To me, the size of this crazy caucus is evidence of a party in crippling, delusional disarray, captives to rumor and irrational hatred.

To certain level-headed Republicans, however, the results are simply the flip side of a 2007 Rasmussen Reports poll that found 35 percent of Democrats answered yes to the question: “Did [President George W.] Bush know about the 9/11 attacks in advance?”

Whatever delusional disarray this may have signaled, they say, the Democrats managed to regroup for 2008.

The analogy is flawed. While I agree that anyone who believes that Bush knew terrorists were going to hijack jets and fly them into great public buildings on Sept. 11, 2001, is a kook, the poll question wasn’t specific on that point. Those who were aware that Bush was briefed in early August 2001 that Al Qaeda was exhibiting “patterns of suspicious activity in this country consistent with preparations for hijackings or other types of attacks, including recent surveillance of federal buildings in New York,” might well have answered yes.

Indeed, a 2004 Zogby International poll found that 30 percent of Republicans in New York said the Bush administration “knew in advance that attacks were planned on or around Sept. 11, 2001, and that they consciously failed to act.”

But whatever the actual percentage was of kooky Democratic “truthers,” they never got even close to the mainstream cred now enjoyed by the largely Republican “birthers.” You didn’t find serious lefty pundits or elected Democrats muttering that there were still serious questions about whether Bush was in on the 9/11 plot, or ducking the issue when reporters came to call.

Even still, at least the Democratic wingnuts were obsessing over a gravely serious matter — treason and the deaths of thousands of innocents. The Republican wingnuts are obsessing over what is, at worst, a highly technical violation of one of the ugliest and outmoded passages in our Constitution.

I refer to Article 2, Section 1: “No Person except a natural born Citizen, or a Citizen of the United States, at the time of the Adoption of this Constitution, shall be eligible to the Office of President.”

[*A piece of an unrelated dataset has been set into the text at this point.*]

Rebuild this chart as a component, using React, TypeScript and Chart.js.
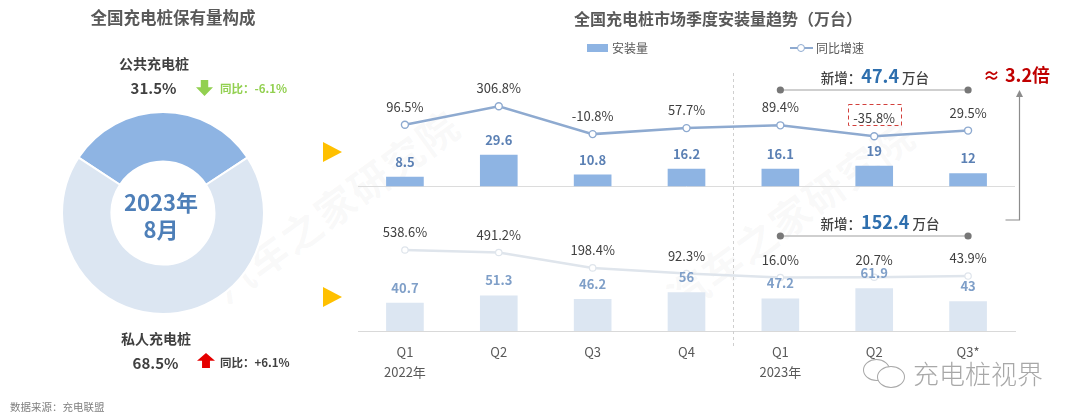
import React, { useEffect, useRef } from 'react';
import { Chart, registerables } from 'chart.js';

Chart.register(...registerables);

// ---------- data ----------
const quarterLabels = [['Q1', '2022年'], ['Q2'], ['Q3'], ['Q4'], ['Q1', '2023年'], ['Q2'], ['Q3*']];
const publicInstalls = [8.5, 29.6, 10.8, 16.2, 16.1, 19, 12];
const publicGrowth = [96.5, 306.8, -10.8, 57.7, 89.4, -35.8, 29.5];
const privateInstalls = [40.7, 51.3, 46.2, 56, 47.2, 61.9, 43];
const privateGrowth = [538.6, 491.2, 198.4, 92.3, 16.0, 20.7, 43.9];
const seriesNames = ['安装量', '同比增速'];
const shareNames = ['公共充电桩', '私人充电桩'];
const shareValues = [31.5, 68.5];
const shareChange = ['-6.1%', '+6.1%'];
const addedTotals = ['47.4', '152.4'];
const ratioText = '3.2倍';
const highlightIndex = 5;

const FONT = '"Noto Sans CJK SC", "Noto Sans", sans-serif';

type TProps = { x: number; y: number; align?: 'center' | 'left'; style?: React.CSSProperties; children: React.ReactNode };
function T({ x, y, align = 'center', style, children }: TProps) {
  return (
    <div
      style={{
        position: 'absolute',
        left: x,
        top: y,
        transform: align === 'center' ? 'translate(-50%, -50%)' : 'translate(0, -50%)',
        whiteSpace: 'nowrap',
        lineHeight: 1,
        fontFamily: FONT,
        ...style,
      }}
    >
      {children}
    </div>
  );
}

export default function App() {
  const mainRef = useRef<HTMLCanvasElement>(null);
  const donutRef = useRef<HTMLCanvasElement>(null);

  useEffect(() => {
    const overlay = {
      id: 'overlay',
      beforeDatasetsDraw(chart: any) {
        const ctx = chart.ctx;
        const { left, right, top, bottom } = chart.chartArea;
        const xs = chart.scales.x;
        const base = chart.scales.yTB.getPixelForValue(0);
        ctx.save();
        ctx.strokeStyle = '#dcdcdc';
        ctx.lineWidth = 1;
        ctx.beginPath();
        ctx.moveTo(left, base + 0.5);
        ctx.lineTo(right, base + 0.5);
        ctx.stroke();
        // divider between years
        const dx = Math.round((xs.getPixelForValue(3) + xs.getPixelForValue(4)) / 2) + 0.5;
        ctx.setLineDash([3, 3]);
        ctx.strokeStyle = '#cfcfcf';
        ctx.beginPath();
        ctx.moveTo(dx, top + 13);
        ctx.lineTo(dx, bottom + 16);
        ctx.stroke();
        ctx.restore();
      },
      afterDatasetsDraw(chart: any) {
        const ctx = chart.ctx;
        const { right, top, bottom } = chart.chartArea;
        const xs = chart.scales.x;
        ctx.save();
        ctx.textAlign = 'center';
        ctx.textBaseline = 'middle';
        const drawLabels = (dsIndex: number, values: number[], off: number, font: string, color: string, fmt: (v: number) => string) => {
          const meta = chart.getDatasetMeta(dsIndex);
          ctx.font = font;
          ctx.fillStyle = color;
          meta.data.forEach((el: any, i: number) => {
            ctx.fillText(fmt(values[i]), el.x, el.y - off);
          });
        };
        drawLabels(0, publicInstalls, 15, `bold 13px ${FONT}`, '#5b80b4', (v) => String(v));
        drawLabels(1, privateInstalls, 15.5, `bold 13px ${FONT}`, '#7f9fc8', (v) => String(v));
        drawLabels(2, publicGrowth, 18, `13px ${FONT}`, '#404040', (v) => v.toFixed(1) + '%');
        drawLabels(3, privateGrowth, 17.5, `13px ${FONT}`, '#404040', (v) => v.toFixed(1) + '%');

        // highlight box
        const hp = chart.getDatasetMeta(2).data[highlightIndex];
        ctx.strokeStyle = '#d2403c';
        ctx.lineWidth = 1;
        ctx.setLineDash([4, 3]);
        ctx.strokeRect(Math.round(hp.x - 26) + 0.5, Math.round(hp.y - 32) + 0.5, 53, 21);
        ctx.setLineDash([]);

        // brackets
        const x0 = xs.getPixelForValue(4);
        const x1 = xs.getPixelForValue(6);
        [top + 30, bottom - 95].forEach((by) => {
          ctx.strokeStyle = '#a0a0a0';
          ctx.lineWidth = 1.2;
          ctx.beginPath();
          ctx.moveTo(x0, by);
          ctx.lineTo(x1, by);
          ctx.stroke();
          ctx.fillStyle = '#777777';
          [x0, x1].forEach((px) => {
            ctx.beginPath();
            ctx.arc(px, by, 3.6, 0, Math.PI * 2);
            ctx.fill();
          });
        });

        // arrow
        const ax = right + 4.5;
        const tipY = top + 30;
        const endY = bottom - 111;
        ctx.strokeStyle = '#8c8c8c';
        ctx.lineWidth = 1.2;
        ctx.beginPath();
        ctx.moveTo(ax, tipY + 6);
        ctx.lineTo(ax, endY);
        ctx.lineTo(ax - 14, endY);
        ctx.stroke();
        ctx.fillStyle = '#8c8c8c';
        ctx.beginPath();
        ctx.moveTo(ax, tipY);
        ctx.lineTo(ax + 3.5, tipY + 7);
        ctx.lineTo(ax - 3.5, tipY + 7);
        ctx.closePath();
        ctx.fill();
        ctx.restore();
      },
    };

    const main = new Chart(mainRef.current!, {
      type: 'bar',
      data: {
        labels: quarterLabels as any,
        datasets: [
          {
            type: 'bar',
            label: seriesNames[0],
            data: publicInstalls,
            yAxisID: 'yTB',
            backgroundColor: '#8eb4e3',
            barThickness: 37,
            grouped: false,
            order: 2,
          },
          {
            type: 'bar',
            label: seriesNames[0],
            data: privateInstalls,
            yAxisID: 'yBB',
            backgroundColor: '#dce6f2',
            barThickness: 37,
            grouped: false,
            order: 2,
          },
          {
            type: 'line',
            label: seriesNames[1],
            data: publicGrowth,
            yAxisID: 'yTL',
            borderColor: '#8eaad0',
            borderWidth: 2.5,
            pointRadius: 3.5,
            pointBorderWidth: 1.4,
            pointBackgroundColor: '#ffffff',
            pointBorderColor: '#8eaad0',
            tension: 0,
            order: 1,
          },
          {
            type: 'line',
            label: seriesNames[1],
            data: privateGrowth,
            yAxisID: 'yBL',
            borderColor: '#dfe5ec',
            borderWidth: 2.5,
            pointRadius: 3.2,
            pointBorderWidth: 1.2,
            pointBackgroundColor: '#ffffff',
            pointBorderColor: '#dfe5ec',
            tension: 0,
            order: 1,
          },
        ] as any,
      },
      options: {
        animation: false,
        responsive: false,
        layout: { padding: { left: 358, right: 65, top: 60, bottom: 0 } },
        plugins: { legend: { display: false }, tooltip: { enabled: false } },
        scales: {
          x: {
            grid: { display: false, drawTicks: false },
            border: { display: true, color: '#d9d9d9' },
            ticks: {
              color: '#595959',
              font: { family: FONT, size: 13, lineHeight: '20px' as any },
              padding: 11,
              maxRotation: 0,
              autoSkip: false,
            },
            afterFit: (s: any) => {
              s.height = 89;
            },
          } as any,
          yTB: { display: false, min: -138.8, max: 120.6 },
          yTL: { display: false, min: -2259, max: 835.5 },
          yBB: { display: false, min: 0, max: 396.2 },
          yBL: { display: false, min: -999.6, max: 4146.6 },
        },
      },
      plugins: [overlay],
    });

    const donut = new Chart(donutRef.current!, {
      type: 'doughnut',
      data: {
        labels: shareNames,
        datasets: [
          {
            data: shareValues,
            backgroundColor: ['#8eb4e3', '#dce6f2'],
            borderColor: '#ffffff',
            borderWidth: 2,
          },
        ],
      },
      options: {
        animation: false,
        responsive: false,
        cutout: '51%',
        rotation: -(shareValues[0] / (shareValues[0] + shareValues[1])) * 180,
        plugins: { legend: { display: false }, tooltip: { enabled: false } },
      },
    });

    return () => {
      main.destroy();
      donut.destroy();
    };
  }, []);

  const grey = '#404040';
  const wm: React.CSSProperties = { color: 'rgba(170,170,170,0.07)', fontSize: 40, fontWeight: 700, letterSpacing: 2 };

  return (
    <div style={{ position: 'fixed', left: 0, top: 0, width: 1080, height: 420, background: '#ffffff', overflow: 'hidden', fontFamily: FONT }}>
      {/* watermarks */}
      <T x={335} y={205} style={{ ...wm, transform: 'translate(-50%,-50%) rotate(-36deg)' }}>汽车之家研究院</T>
      <T x={790} y={215} style={{ ...wm, transform: 'translate(-50%,-50%) rotate(-36deg)' }}>汽车之家研究院</T>

      <canvas ref={mainRef} width={1080} height={420} style={{ position: 'absolute', left: 0, top: 0, width: 1080, height: 420 }} />
      <canvas ref={donutRef} width={204} height={204} style={{ position: 'absolute', left: 61, top: 111, width: 204, height: 204 }} />

      {/* left panel */}
      <T x={173} y={17} style={{ fontSize: 16.5, fontWeight: 700, color: '#595959' }}>全国充电桩保有量构成</T>
      <T x={154} y={63} style={{ fontSize: 14, fontWeight: 700, color: grey }}>{shareNames[0]}</T>
      <T x={153.5} y={87} style={{ fontSize: 15, fontWeight: 700, color: grey }}>{shareValues[0]}%</T>
      <div style={{ position: 'absolute', left: 196, top: 80, width: 17, height: 16, background: '#92d050', clipPath: 'polygon(28% 0, 72% 0, 72% 45%, 100% 45%, 50% 100%, 0 45%, 28% 45%)' }} />
      <T x={220} y={89} align="left" style={{ fontSize: 11.5, fontWeight: 700, color: '#92d050' }}>同比：{shareChange[0]}</T>

      <T x={161} y={201} style={{ fontSize: 22, fontWeight: 700, color: '#4e7fb8' }}>2023年</T>
      <T x={161} y={228} style={{ fontSize: 22, fontWeight: 700, color: '#4e7fb8' }}>8月</T>

      <T x={156} y={338} style={{ fontSize: 14, fontWeight: 700, color: grey }}>{shareNames[1]}</T>
      <T x={155.5} y={362} style={{ fontSize: 15, fontWeight: 700, color: grey }}>{shareValues[1]}%</T>
      <div style={{ position: 'absolute', left: 197, top: 353, width: 18, height: 15, background: '#e50000', clipPath: 'polygon(50% 0, 100% 52%, 72% 52%, 72% 100%, 28% 100%, 28% 52%, 0 52%)' }} />
      <T x={220} y={363} align="left" style={{ fontSize: 11.5, fontWeight: 700, color: grey }}>同比：{shareChange[1]}</T>

      <T x={10} y={407} align="left" style={{ fontSize: 10.5, color: '#7f7f7f' }}>数据来源：充电联盟</T>

      {/* right panel */}
      <T x={718} y={18} style={{ fontSize: 16, fontWeight: 700, color: '#595959' }}>全国充电桩市场季度安装量趋势（万台）</T>
      <div style={{ position: 'absolute', left: 587, top: 44, width: 21, height: 8, background: '#8eb4e3' }} />
      <T x={612} y={48} align="left" style={{ fontSize: 12, color: '#595959' }}>{seriesNames[0]}</T>
      <div style={{ position: 'absolute', left: 790, top: 47, width: 23, height: 2, background: '#8eaad0' }} />
      <div style={{ position: 'absolute', left: 797, top: 44, width: 6, height: 6, borderRadius: '50%', background: '#fff', border: '1.3px solid #8eaad0' }} />
      <T x={816} y={48} align="left" style={{ fontSize: 12, color: '#595959' }}>{seriesNames[1]}</T>

      <T x={875} y={75} style={{ fontSize: 13.5, color: grey, fontWeight: 500 }}>
        新增：<span style={{ fontSize: 18, fontWeight: 700, color: '#2e6fae' }}>{addedTotals[0]}</span> 万台
      </T>
      <T x={880} y={221} style={{ fontSize: 13.5, color: grey, fontWeight: 500 }}>
        新增：<span style={{ fontSize: 18, fontWeight: 700, color: '#2e6fae' }}>{addedTotals[1]}</span> 万台
      </T>
      <T x={983} y={74} align="left" style={{ fontSize: 17, fontWeight: 700, color: '#c00000' }}>≈</T>
      <T x={1005} y={74} align="left" style={{ fontSize: 18, fontWeight: 700, color: '#c00000' }}>{ratioText}</T>

      <div style={{ position: 'absolute', left: 323, top: 142, width: 0, height: 0, borderTop: '10px solid transparent', borderBottom: '10px solid transparent', borderLeft: '19px solid #ffc000' }} />
      <div style={{ position: 'absolute', left: 323, top: 287, width: 0, height: 0, borderTop: '10px solid transparent', borderBottom: '10px solid transparent', borderLeft: '19px solid #ffc000' }} />

      {/* bottom-right badge */}
      <div style={{ position: 'absolute', left: 863, top: 359, width: 25, height: 20, borderRadius: '50%', border: '1.5px solid #a8a8a8', background: '#fff' }} />
      <div style={{ position: 'absolute', left: 877, top: 366, width: 26, height: 20, borderRadius: '50%', border: '1.5px solid #a8a8a8', background: '#fff' }} />
      <T x={913} y={373} align="left" style={{ fontSize: 26, color: '#a8a8a8', fontWeight: 300 }}>充电桩视界</T>
    </div>
  );
}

They claim, against the vast weight of evidence, that Obama was born when his mother, a U.S. citizen, was overseas. And that under those circumstances, she was three months too young to qualify as the mother of a “natural-born citizen” under the laws in effect at that time. Delegates to the Constitutional Convention of 1787 gave them the opportunity to make this claim when they added the “natural-born” requirement without debate. It mirrored even tougher citizenship requirements for elected officials in England and “was a response to a legitimate concern at the time,” explained Northwestern University law professor Steven Lubet. “There was a tradition in Europe through the middle of the 19th Century for monarchs to install their relatives on the throne of weaker countries. The natural-born citizen requirement came from the fear that such a usurper would become president.”

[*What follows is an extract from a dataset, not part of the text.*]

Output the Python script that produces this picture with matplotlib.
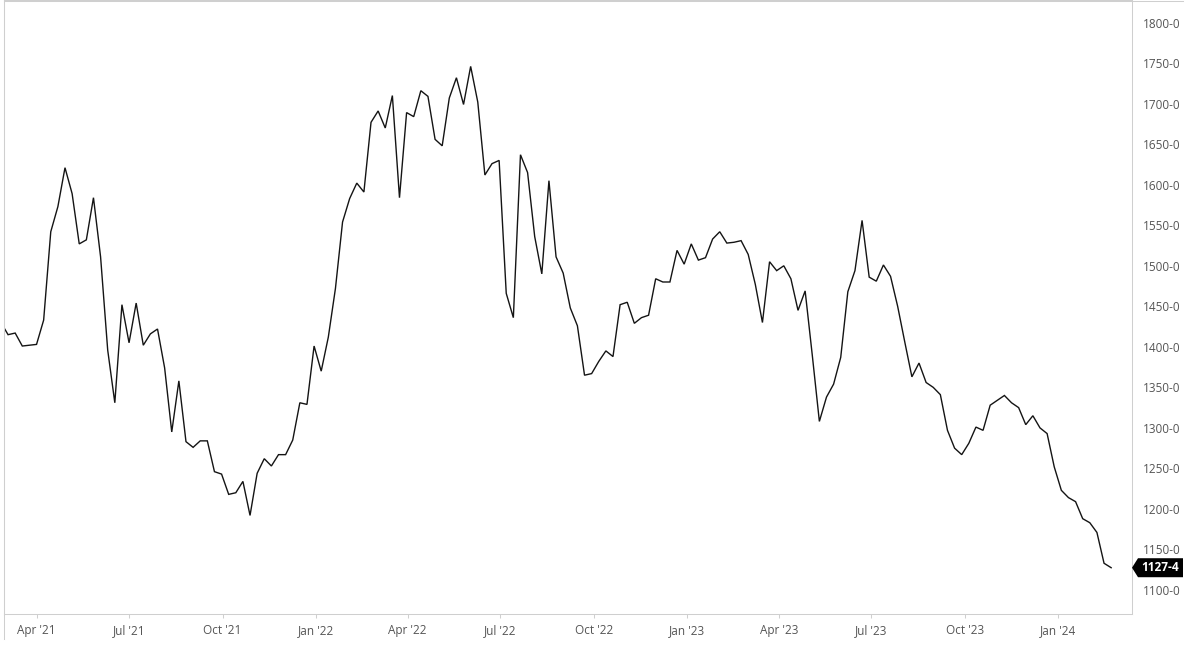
import matplotlib
matplotlib.use("Agg")
import matplotlib.pyplot as plt
import matplotlib.dates as mdates
from matplotlib.lines import Line2D
from matplotlib.patches import Polygon
from matplotlib.transforms import IdentityTransform
import pandas as pd

plt.rcParams['font.family'] = ['Open Sans', 'DejaVu Sans']

# ---- data (weekly closes) ----
start_date = "2021-02-25"
prices = [
    1430,
    1415, 1417, 1401, 1402, 1403, 1433, 1542, 1573, 1621, 1589,
    1527, 1532, 1584, 1511, 1396, 1331, 1452, 1405, 1454, 1402,
    1416, 1422, 1374, 1295, 1358, 1283, 1276, 1284, 1284, 1246,
    1243, 1218, 1220, 1234, 1192, 1244, 1262, 1253, 1267, 1267,
    1285, 1331, 1329, 1401, 1370, 1412, 1472, 1554, 1583, 1602,
    1591, 1677, 1691, 1670, 1710, 1584, 1689, 1684, 1716, 1709,
    1656, 1648, 1707, 1732, 1699, 1746, 1702, 1612, 1626, 1630,
    1466, 1436, 1637, 1615, 1536, 1490, 1605, 1511, 1491, 1448,
    1426, 1365, 1367, 1382, 1395, 1388, 1452, 1455, 1429, 1436,
    1439, 1484, 1480, 1480, 1519, 1502, 1527, 1507, 1510, 1533,
    1542, 1528, 1529, 1531, 1514, 1477, 1430, 1505, 1494, 1500,
    1484, 1445, 1469, 1390, 1308, 1338, 1354, 1387, 1468, 1494,
    1556, 1486, 1481, 1501, 1487, 1450, 1406, 1363, 1380, 1356,
    1350, 1341, 1297, 1275, 1267, 1281, 1301, 1297, 1328, 1334,
    1340, 1331, 1325, 1304, 1315, 1300, 1293, 1252, 1223, 1214,
    1209, 1188, 1183, 1171, 1133, 1127.5,
]
dates = pd.date_range(start_date, periods=len(prices), freq="7D")
last_label = "1127-4"
y_ticks = list(range(1100, 1801, 50))
x_limits = ("2021-02-28", "2024-03-13 12:00")
y_limits = (1070.4, 1827.9)

# ---- figure ----
W, H = 1200, 648
fig = plt.figure(figsize=(W / 100, H / 100), dpi=100)
ax_l, ax_r, ax_t, ax_b = 4, 1132, 0, 614
ax = fig.add_axes([ax_l / W, (H - ax_b) / H, (ax_r - ax_l) / W, (ax_b - ax_t) / H])

ax.plot(dates, prices, color="#141414", lw=1.0, solid_joinstyle="miter")

ax.set_xlim(pd.Timestamp(x_limits[0]), pd.Timestamp(x_limits[1]))
ax.set_ylim(*y_limits)

grey = "#cfcfcf"
for s in ax.spines.values():
    s.set_color(grey)
    s.set_linewidth(0.75)

ax.xaxis.set_major_locator(mdates.MonthLocator(bymonth=[1, 4, 7, 10]))
ax.xaxis.set_major_formatter(mdates.DateFormatter("%b '%y"))
ax.tick_params(axis="x", direction="out", length=3, width=0.75, color=grey,
               labelcolor="#555555", labelsize=8.5, pad=4)

ax.yaxis.tick_right()
ax.set_yticks(y_ticks)
ax.set_yticklabels([f"{v}-0" for v in y_ticks])
ax.tick_params(axis="y", length=0, labelcolor="#555555", labelsize=8.5, pad=8)
for lab in ax.get_yticklabels():
    lab.set_horizontalalignment("left")

# outer frame lines (top extends over label area, left extends below axis)
fig.add_artist(Line2D([ax_l / W, 1183 / W], [1 - 0.5 / H, 1 - 0.5 / H],
                      color=grey, lw=0.75, transform=fig.transFigure))
fig.add_artist(Line2D([ax_l / W, ax_l / W], [1, (H - 639) / H],
                      color=grey, lw=0.75, transform=fig.transFigure))

# last-value callout
fig.canvas.draw()
px, py = ax.transData.transform((mdates.date2num(dates[-1]), prices[-1]))
x_tip = ax.transAxes.transform((1, 0))[0]
hh = 9.5
poly = Polygon([(x_tip, py), (x_tip + 6, py + hh), (1183, py + hh),
                (1183, py - hh), (x_tip + 6, py - hh)], closed=True,
               facecolor="#000000", edgecolor="none",
               transform=IdentityTransform(), clip_on=False)
fig.add_artist(poly)
fig.text((x_tip + 6 + 1183) / 2 / W, py / H, last_label, color="white",
         fontsize=8.5, fontweight="bold", ha="center", va="center")

fig.savefig("out.png", dpi=100, facecolor="white")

That fear is long gone. But the requirement remains, now merely a bit of vestigial nativism. It has survived more than two dozen attempts in Congress to remove it through the amendment process, the most recent of which was spearheaded five years ago by … wait for it … Republicans, who were hoping to clear the way for Austrian-born Arnold Schwarzenegger to run for president.

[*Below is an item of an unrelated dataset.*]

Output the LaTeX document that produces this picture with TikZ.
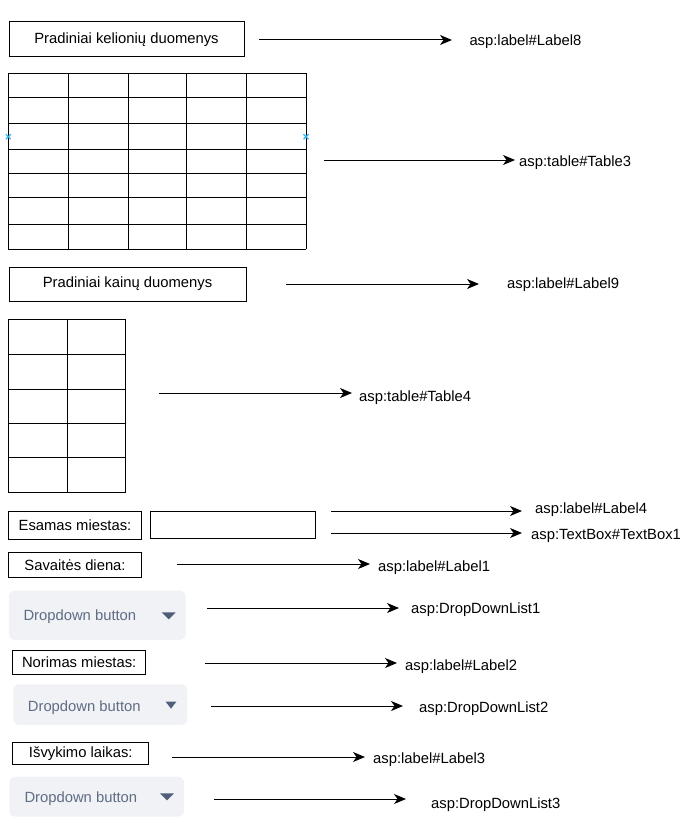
\documentclass[tikz,border=0pt]{standalone}
\usepackage{fontspec}
\setmainfont{Liberation Sans}
\usetikzlibrary{arrows.meta}
\definecolor{ddfill}{HTML}{F1F2F5}
\definecolor{ddtext}{HTML}{5E6C84}
\definecolor{ddarrow}{HTML}{505F79}
\definecolor{markblue}{HTML}{29B6F2}
\begin{document}
\begin{tikzpicture}[x=1pt,y=-1pt,
  txtfont/.style={font=\fontsize{14.8}{17}\selectfont},
  lbl/.style={draw=black,line width=1pt,inner sep=0pt,txtfont},
  ddbox/.style={fill=ddfill,rounded corners=6pt,inner sep=0pt},
  ddlabel/.style={anchor=west,inner sep=0pt,text=ddtext,txtfont,yshift=-2pt},
  ddtri/.style={fill=ddarrow},
  asp/.style={anchor=west,inner sep=0pt,txtfont,yshift=-1.5pt},
  conn/.style={line width=1pt,-{Stealth[length=12pt,width=10pt,inset=3.5pt]}},
  gridline/.style={line width=1pt,draw=black},
  xmark/.style={draw=markblue,line width=1.2pt}]
\useasboundingbox (0,0) rectangle (698,824);

% --- label 8 ---
\node[lbl,minimum width=235pt,minimum height=35pt] (l8) at (126.5,39.5) {Pradiniai kelionių duomenys};
\coordinate (a1s) at (259,40); \coordinate (a1e) at (452,40);
\draw[conn] (a1s) -- (a1e);
\node[asp] (t1) at (469.3,40) {asp:label\#Label8};

% --- table 3 ---
\foreach \y in {73.3,97.7,124,149.3,173.3,197.7,224,249}
  \draw[gridline] (8.3,\y) -- (306,\y);
\foreach \x in {8.3,68.7,128.7,186,246.7,306}
  \draw[gridline] (\x,73.3) -- (\x,249);
\coordinate (xm1) at (8.3,136.7);
\coordinate (xm2) at (306,136.7);
\foreach \c in {xm1,xm2}{
  \draw[xmark] ([shift={(-2.5,-2.5)}]\c) -- ([shift={(2.5,2.5)}]\c);
  \draw[xmark] ([shift={(-2.5,2.5)}]\c) -- ([shift={(2.5,-2.5)}]\c);
}
\coordinate (a2s) at (324,160); \coordinate (a2e) at (515,160);
\draw[conn] (a2s) -- (a2e);
\node[asp] (t2) at (519,161) {asp:table\#Table3};

% --- label 9 ---
\node[lbl,minimum width=237pt,minimum height=34pt] (l9) at (127.5,284) {Pradiniai kainų duomenys};
\coordinate (a3s) at (286,284); \coordinate (a3e) at (479,284);
\draw[conn] (a3s) -- (a3e);
\node[asp] (t3) at (507,283) {asp:label\#Label9};

% --- table 4 ---
\foreach \y in {319,354,389,423.3,457.7,492.7}
  \draw[gridline] (8.3,\y) -- (125.3,\y);
\foreach \x in {8.3,67.7,125.3}
  \draw[gridline] (\x,319) -- (\x,492.7);
\coordinate (a4s) at (159,393); \coordinate (a4e) at (352,393);
\draw[conn] (a4s) -- (a4e);
\node[asp] (t4) at (359,396) {asp:table\#Table4};

% --- esamas miestas + textbox ---
\node[lbl,minimum width=133.4pt,minimum height=27.6pt] (l4) at (75,525.5) {Esamas miestas:};
\node[lbl,minimum width=164.7pt,minimum height=26.6pt] (tb1) at (233.3,525) {};
\coordinate (a5s) at (331,511); \coordinate (a5e) at (522,511);
\draw[conn] (a5s) -- (a5e);
\node[asp] (t5) at (535,508) {asp:label\#Label4};
\coordinate (a6s) at (331,533); \coordinate (a6e) at (522,533);
\draw[conn] (a6s) -- (a6e);
\node[asp] (t6) at (531,534) {asp:TextBox\#TextBox1};

% --- savaites diena ---
\node[lbl,minimum width=133.4pt,minimum height=25pt] (l1) at (75,564.8) {Savaitės diena:};
\coordinate (a7s) at (177,564); \coordinate (a7e) at (370,564);
\draw[conn] (a7s) -- (a7e);
\node[asp] (t7) at (378,566) {asp:label\#Label1};

% --- dropdown 1 ---
\node[ddbox,minimum width=176.7pt,minimum height=49.3pt] (dd1) at (97.3,615.3) {};
\node[ddlabel] (dd1t) at (23.3,615) {Dropdown button};
\fill[ddtri] (161.7,612.3) -- (175.7,612.3) -- (168.7,619.3) -- cycle;
\coordinate (a8s) at (207,608); \coordinate (a8e) at (399,608);
\draw[conn] (a8s) -- (a8e);
\node[asp] (t8) at (411,608) {asp:DropDownList1};

% --- norimas miestas ---
\node[lbl,minimum width=133pt,minimum height=23.6pt] (l2) at (79.2,662.5) {Norimas miestas:};
\coordinate (a9s) at (205,663); \coordinate (a9e) at (397,663);
\draw[conn] (a9s) -- (a9e);
\node[asp] (t9) at (405,665) {asp:label\#Label2};

% --- dropdown 2 ---
\node[ddbox,minimum width=174pt,minimum height=40.7pt] (dd2) at (100.3,704.7) {};
\node[ddlabel] (dd2t) at (27.7,705.7) {Dropdown button};
\fill[ddtri] (165.7,701.7) -- (176.3,701.7) -- (171,708.7) -- cycle;
\coordinate (a10s) at (211,706); \coordinate (a10e) at (403,706);
\draw[conn] (a10s) -- (a10e);
\node[asp] (t10) at (419,707) {asp:DropDownList2};

% --- isvykimo laikas ---
\node[lbl,minimum width=136.3pt,minimum height=22pt] (l3) at (80.8,753.3) {Išvykimo laikas:};
\coordinate (a11s) at (172,757); \coordinate (a11e) at (365,757);
\draw[conn] (a11s) -- (a11e);
\node[asp] (t11) at (373,758) {asp:label\#Label3};

% --- dropdown 3 ---
\node[ddbox,minimum width=174.7pt,minimum height=40pt] (dd3) at (96.7,796.7) {};
\node[ddlabel] (dd3t) at (24.3,796.7) {Dropdown button};
\fill[ddtri] (160,793.3) -- (174,793.3) -- (167,800.3) -- cycle;
\coordinate (a12s) at (214,799); \coordinate (a12e) at (406,799);
\draw[conn] (a12s) -- (a12e);
\node[asp] (t12) at (431,803) {asp:DropDownList3};
\end{tikzpicture}
\end{document}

And the attempt was opposed by such Democrats as Sen. Dianne Feinstein of California, who declared at a Judiciary Committee hearing, “Your allegiance is driven by your birth.” An infamous slap at naturalized citizens, so many of whom have served our country with such loyalty and distinction? I’d say yes. But a CNN-USA Today-Gallup poll at the time found 67 percent of Americans opposed to allowing foreign-born people the right to run for U.S. president. That’s not patriotism, it’s bigotry. We should let it go.